##### Provided records #####
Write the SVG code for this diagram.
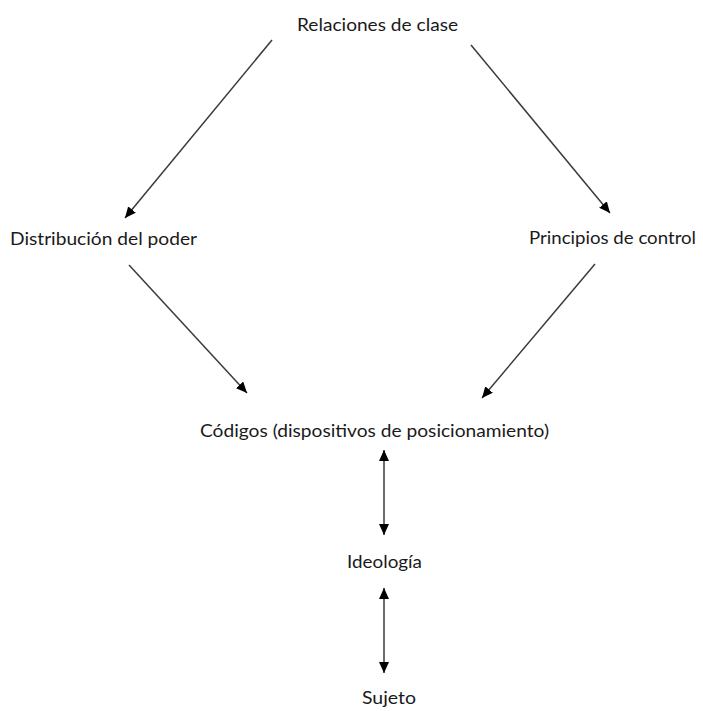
<svg xmlns="http://www.w3.org/2000/svg" width="703" height="711" viewBox="0 0 703 711">
<style>
.lbl{font-family:Lato,"Open Sans","Liberation Sans",sans-serif;font-size:18px;fill:#1a1a1a}
.edge{stroke:#3a3a3a;stroke-width:1.5;fill:none;marker-end:url(#ah)}
.both{marker-start:url(#ah)}
</style>
<defs>
<marker id="ah" markerUnits="userSpaceOnUse" markerWidth="11" markerHeight="10" refX="11" refY="5" orient="auto-start-reverse" viewBox="0 0 11 10">
<path d="M0,0 L11,5 L0,10 z" fill="#000"/>
</marker>
</defs>
<rect width="703" height="711" fill="#fff"/>
<g id="connectors">
<line class="edge" x1="272" y1="40" x2="125" y2="218"/>
<line class="edge" x1="471" y1="45" x2="610" y2="213"/>
<line class="edge" x1="129" y1="265" x2="247" y2="393"/>
<line class="edge" x1="595" y1="264" x2="482" y2="398"/>
<line class="edge both" x1="384" y1="450" x2="384" y2="535"/>
<line class="edge both" x1="384" y1="588" x2="384" y2="673"/>
</g>
<g id="relaciones"><text class="lbl" x="297" y="31" textLength="161" lengthAdjust="spacingAndGlyphs">Relaciones de clase</text></g>
<g id="distribucion"><text class="lbl" x="10" y="245" textLength="187" lengthAdjust="spacingAndGlyphs">Distribución del poder</text></g>
<g id="principios"><text class="lbl" x="529" y="244" textLength="167" lengthAdjust="spacingAndGlyphs">Principios de control</text></g>
<g id="codigos"><text class="lbl" x="200" y="437" textLength="349" lengthAdjust="spacingAndGlyphs">Códigos (dispositivos de posicionamiento)</text></g>
<g id="ideologia"><text class="lbl" x="347" y="568" textLength="75" lengthAdjust="spacingAndGlyphs">Ideología</text></g>
<g id="sujeto"><text class="lbl" x="362" y="704" textLength="54" lengthAdjust="spacingAndGlyphs">Sujeto</text></g>
</svg>
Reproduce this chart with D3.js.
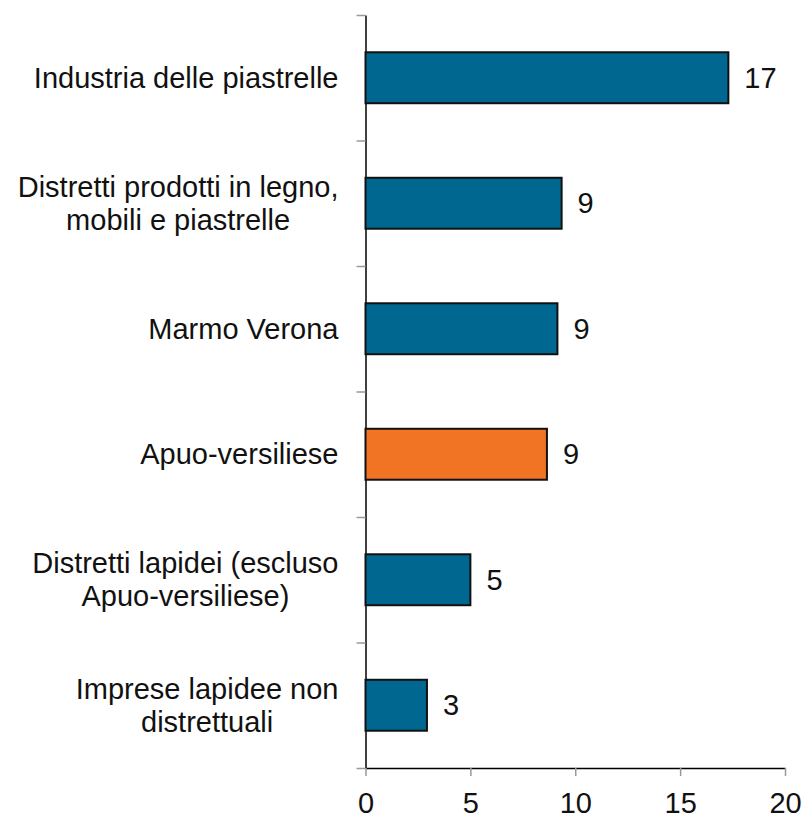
<!DOCTYPE html>
<html>
<head>
<meta charset="utf-8">
<script src="https://cdn.jsdelivr.net/npm/d3@7"></script>
<style>
  body { margin: 0; background: #fff; }
  text { font-family: "Liberation Sans", Arial, Helvetica, sans-serif; fill: #111; }
</style>
</head>
<body>
<div id="wrapper"></div>
<script>
// data
const categories = [
  ["Industria delle piastrelle"],
  ["Distretti prodotti in legno,", "mobili e piastrelle"],
  ["Marmo Verona"],
  ["Apuo-versiliese"],
  ["Distretti lapidei (escluso", "Apuo-versiliese)"],
  ["Imprese lapidee non", "distrettuali"]
]
const values = [17.3, 9.35, 9.15, 8.65, 5.0, 2.93]
const valueLabels = ["17", "9", "9", "9", "5", "3"]
const highlighted = [false, false, false, true, false, false]
const xTicks = [0, 5, 10, 15, 20]

const dimensions = {
  width: 803,
  height: 818,
  margin: { top: 15, right: 18, bottom: 50, left: 365.5 }
}
dimensions.boundedWidth = dimensions.width - dimensions.margin.left - dimensions.margin.right
dimensions.boundedHeight = dimensions.height - dimensions.margin.top - dimensions.margin.bottom

const wrapper = d3.select("#wrapper")
  .append("svg")
    .attr("width", dimensions.width)
    .attr("height", dimensions.height)

const bounds = wrapper.append("g")
    .attr("transform", `translate(${dimensions.margin.left},${dimensions.margin.top})`)

const ids = d3.range(categories.length)

const xScale = d3.scaleLinear()
    .domain([0, 20])
    .range([0, dimensions.boundedWidth])

const pad = 0.594
const yScale = d3.scaleBand()
    .domain(ids)
    .range([0, dimensions.boundedHeight])
    .paddingInner(pad)
    .paddingOuter(pad / 2)

// boundaries between categories for the y ticks
const yBound = d3.scaleLinear()
    .domain([0, categories.length])
    .range([0, dimensions.boundedHeight])

const yAxis = bounds.append("g")
    .call(d3.axisLeft(yBound)
      .tickValues(d3.range(categories.length + 1))
      .tickFormat("")
      .tickSize(9)
      .tickSizeOuter(0))
yAxis.select(".domain").attr("stroke", "#000").attr("stroke-width", 1.5)
yAxis.selectAll(".tick line").attr("stroke", "#999").attr("stroke-width", 1.5)

const xAxis = bounds.append("g")
    .attr("transform", `translate(0,${dimensions.boundedHeight})`)
    .call(d3.axisBottom(xScale)
      .tickValues(xTicks)
      .tickSize(8)
      .tickSizeOuter(0)
      .tickPadding(16))
xAxis.select(".domain").attr("stroke", "#000").attr("stroke-width", 1.5)
xAxis.selectAll(".tick line").attr("stroke", "#999").attr("stroke-width", 1.5)
xAxis.selectAll(".tick text")
    .attr("font-size", 29)
    .attr("fill", "#111")
    .style("font-family", "'Liberation Sans', Arial, sans-serif")

// bars
bounds.selectAll(".bar")
  .data(ids)
  .join("rect")
    .attr("class", "bar")
    .attr("x", xScale(0))
    .attr("y", d => yScale(d))
    .attr("width", d => xScale(values[d]) - xScale(0))
    .attr("height", yScale.bandwidth())
    .attr("fill", d => highlighted[d] ? "#f07423" : "#006890")
    .attr("stroke", "#111")
    .attr("stroke-width", 2)

// value labels
bounds.selectAll(".val")
  .data(ids)
  .join("text")
    .attr("class", "val")
    .attr("x", d => xScale(values[d]) + 16)
    .attr("y", d => yScale(d) + yScale.bandwidth() / 2)
    .attr("dy", "0.35em")
    .attr("font-size", 29)
    .text(d => valueLabels[d])

// category labels, lines centred among themselves, block right-aligned
const lineH = 33
const labelRight = -27
ids.forEach(i => {
  const lines = categories[i]
  const cy = yScale(i) + yScale.bandwidth() / 2
  const g = bounds.append("g")
  const texts = lines.map((line, j) => g.append("text")
      .attr("font-size", 29)
      .attr("text-anchor", "middle")
      .attr("y", cy + (j - (lines.length - 1) / 2) * lineH)
      .attr("dy", "0.35em")
      .text(line))
  const maxW = d3.max(texts, t => t.node().getComputedTextLength())
  texts.forEach(t => t.attr("x", labelRight - maxW / 2))
})
</script>
</body>
</html>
#####
Given problem:
Each record above is to be restated exactly, with its pictures removed from the copy.

Response for this exercise:
Write the SVG code for this diagram.
<svg xmlns="http://www.w3.org/2000/svg" width="703" height="711" viewBox="0 0 703 711">
<style>
.lbl{font-family:Lato,"Open Sans","Liberation Sans",sans-serif;font-size:18px;fill:#1a1a1a}
.edge{stroke:#3a3a3a;stroke-width:1.5;fill:none;marker-end:url(#ah)}
.both{marker-start:url(#ah)}
</style>
<defs>
<marker id="ah" markerUnits="userSpaceOnUse" markerWidth="11" markerHeight="10" refX="11" refY="5" orient="auto-start-reverse" viewBox="0 0 11 10">
<path d="M0,0 L11,5 L0,10 z" fill="#000"/>
</marker>
</defs>
<rect width="703" height="711" fill="#fff"/>
<g id="connectors">
<line class="edge" x1="272" y1="40" x2="125" y2="218"/>
<line class="edge" x1="471" y1="45" x2="610" y2="213"/>
<line class="edge" x1="129" y1="265" x2="247" y2="393"/>
<line class="edge" x1="595" y1="264" x2="482" y2="398"/>
<line class="edge both" x1="384" y1="450" x2="384" y2="535"/>
<line class="edge both" x1="384" y1="588" x2="384" y2="673"/>
</g>
<g id="relaciones"><text class="lbl" x="297" y="31" textLength="161" lengthAdjust="spacingAndGlyphs">Relaciones de clase</text></g>
<g id="distribucion"><text class="lbl" x="10" y="245" textLength="187" lengthAdjust="spacingAndGlyphs">Distribución del poder</text></g>
<g id="principios"><text class="lbl" x="529" y="244" textLength="167" lengthAdjust="spacingAndGlyphs">Principios de control</text></g>
<g id="codigos"><text class="lbl" x="200" y="437" textLength="349" lengthAdjust="spacingAndGlyphs">Códigos (dispositivos de posicionamiento)</text></g>
<g id="ideologia"><text class="lbl" x="347" y="568" textLength="75" lengthAdjust="spacingAndGlyphs">Ideología</text></g>
<g id="sujeto"><text class="lbl" x="362" y="704" textLength="54" lengthAdjust="spacingAndGlyphs">Sujeto</text></g>
</svg>
Reproduce this chart with D3.js.
<!DOCTYPE html>
<html>
<head>
<meta charset="utf-8">
<script src="https://cdn.jsdelivr.net/npm/d3@7"></script>
<style>
  body { margin: 0; background: #fff; }
  text { font-family: "Liberation Sans", Arial, Helvetica, sans-serif; fill: #111; }
</style>
</head>
<body>
<div id="wrapper"></div>
<script>
// data
const categories = [
  ["Industria delle piastrelle"],
  ["Distretti prodotti in legno,", "mobili e piastrelle"],
  ["Marmo Verona"],
  ["Apuo-versiliese"],
  ["Distretti lapidei (escluso", "Apuo-versiliese)"],
  ["Imprese lapidee non", "distrettuali"]
]
const values = [17.3, 9.35, 9.15, 8.65, 5.0, 2.93]
const valueLabels = ["17", "9", "9", "9", "5", "3"]
const highlighted = [false, false, false, true, false, false]
const xTicks = [0, 5, 10, 15, 20]

const dimensions = {
  width: 803,
  height: 818,
  margin: { top: 15, right: 18, bottom: 50, left: 365.5 }
}
dimensions.boundedWidth = dimensions.width - dimensions.margin.left - dimensions.margin.right
dimensions.boundedHeight = dimensions.height - dimensions.margin.top - dimensions.margin.bottom

const wrapper = d3.select("#wrapper")
  .append("svg")
    .attr("width", dimensions.width)
    .attr("height", dimensions.height)

const bounds = wrapper.append("g")
    .attr("transform", `translate(${dimensions.margin.left},${dimensions.margin.top})`)

const ids = d3.range(categories.length)

const xScale = d3.scaleLinear()
    .domain([0, 20])
    .range([0, dimensions.boundedWidth])

const pad = 0.594
const yScale = d3.scaleBand()
    .domain(ids)
    .range([0, dimensions.boundedHeight])
    .paddingInner(pad)
    .paddingOuter(pad / 2)

// boundaries between categories for the y ticks
const yBound = d3.scaleLinear()
    .domain([0, categories.length])
    .range([0, dimensions.boundedHeight])

const yAxis = bounds.append("g")
    .call(d3.axisLeft(yBound)
      .tickValues(d3.range(categories.length + 1))
      .tickFormat("")
      .tickSize(9)
      .tickSizeOuter(0))
yAxis.select(".domain").attr("stroke", "#000").attr("stroke-width", 1.5)
yAxis.selectAll(".tick line").attr("stroke", "#999").attr("stroke-width", 1.5)

const xAxis = bounds.append("g")
    .attr("transform", `translate(0,${dimensions.boundedHeight})`)
    .call(d3.axisBottom(xScale)
      .tickValues(xTicks)
      .tickSize(8)
      .tickSizeOuter(0)
      .tickPadding(16))
xAxis.select(".domain").attr("stroke", "#000").attr("stroke-width", 1.5)
xAxis.selectAll(".tick line").attr("stroke", "#999").attr("stroke-width", 1.5)
xAxis.selectAll(".tick text")
    .attr("font-size", 29)
    .attr("fill", "#111")
    .style("font-family", "'Liberation Sans', Arial, sans-serif")

// bars
bounds.selectAll(".bar")
  .data(ids)
  .join("rect")
    .attr("class", "bar")
    .attr("x", xScale(0))
    .attr("y", d => yScale(d))
    .attr("width", d => xScale(values[d]) - xScale(0))
    .attr("height", yScale.bandwidth())
    .attr("fill", d => highlighted[d] ? "#f07423" : "#006890")
    .attr("stroke", "#111")
    .attr("stroke-width", 2)

// value labels
bounds.selectAll(".val")
  .data(ids)
  .join("text")
    .attr("class", "val")
    .attr("x", d => xScale(values[d]) + 16)
    .attr("y", d => yScale(d) + yScale.bandwidth() / 2)
    .attr("dy", "0.35em")
    .attr("font-size", 29)
    .text(d => valueLabels[d])

// category labels, lines centred among themselves, block right-aligned
const lineH = 33
const labelRight = -27
ids.forEach(i => {
  const lines = categories[i]
  const cy = yScale(i) + yScale.bandwidth() / 2
  const g = bounds.append("g")
  const texts = lines.map((line, j) => g.append("text")
      .attr("font-size", 29)
      .attr("text-anchor", "middle")
      .attr("y", cy + (j - (lines.length - 1) / 2) * lineH)
      .attr("dy", "0.35em")
      .text(line))
  const maxW = d3.max(texts, t => t.node().getComputedTextLength())
  texts.forEach(t => t.attr("x", labelRight - maxW / 2))
})
</script>
</body>
</html>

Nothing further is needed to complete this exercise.